La subtilité, c’est que le score global de CAF était très légèrement supérieur à l’offre d’Alstom. Rappelons que, dans le cadre d’un appel d’offres d’un marché public européen, il ne peut y avoir de préférence géographique. Après la STIB, la TEC et De Lijn, c’est une percée inédite au sein de la SNCB pour le constructeur espagnol.
Un coup dur pour l’emploi ?
Mais selon nos sources, l’emploi ne faisait pas partie des critères de sélection du marché public.

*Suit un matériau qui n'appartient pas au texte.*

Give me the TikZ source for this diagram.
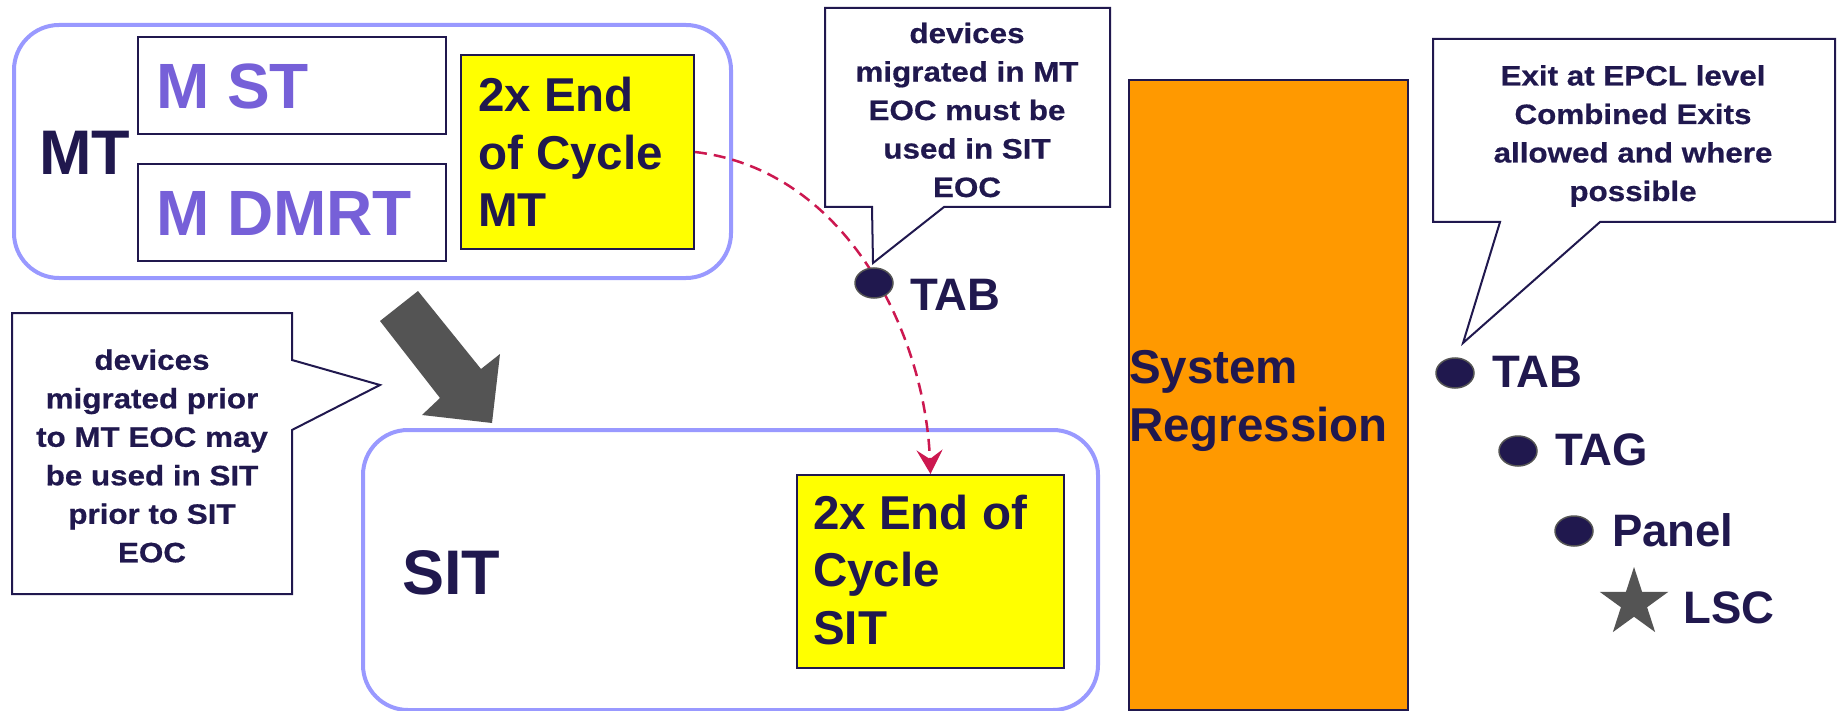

Or, Alstom Belgium, c’est 480 salariés dans son usine de Bruges, qui construit les rames de train, et plus de 1.000 personnes sur son site de Charleroi, fortement lié à la recherche et au développement.
Bernard Belvaux s’en offusque et a envoyé un courrier au ministre fédéral compétent, Jean-Luc Crucke (Les Engagés). Ce courrier nous est parvenu. Le patron d’Alstom pour le Benelux parle “d’une décision choquante”.
Dans le cadre d’un investissement public, “comment peut-on promouvoir une offre plus chère sans différenciation du score global et avec un impact défavorable pour notre site de production de Bruges et de toute l’industrie ferroviaire belge ?”, se demande Bernard Belvaux, qui rappelle également les “coûts indirects” d’une telle décision sur l’emploi et les sous-traitants.
Une entreprise autonome
Du côté du cabinet du ministre, on nous renvoie vers la SNCB. “Nous sommes dans une procédure de marché public initiée et gérée par la SNCB, laquelle est une entreprise autonome. L’attribution du marché public a donc été faite par le conseil d’administration de la SNCB.”
À la SNCB, on nous confirme le choix “d’un soumissionnaire préférentiel” sur base “d’une évaluation de critères techniques et financiers”. Dans le jargon d’un appel d’offres, cela signifie que des négociations exclusives seront entamées avec cet acteur.
Alstom Belgium met la pression sur le monde politique et pourrait s’opposer à cette décision par un recours.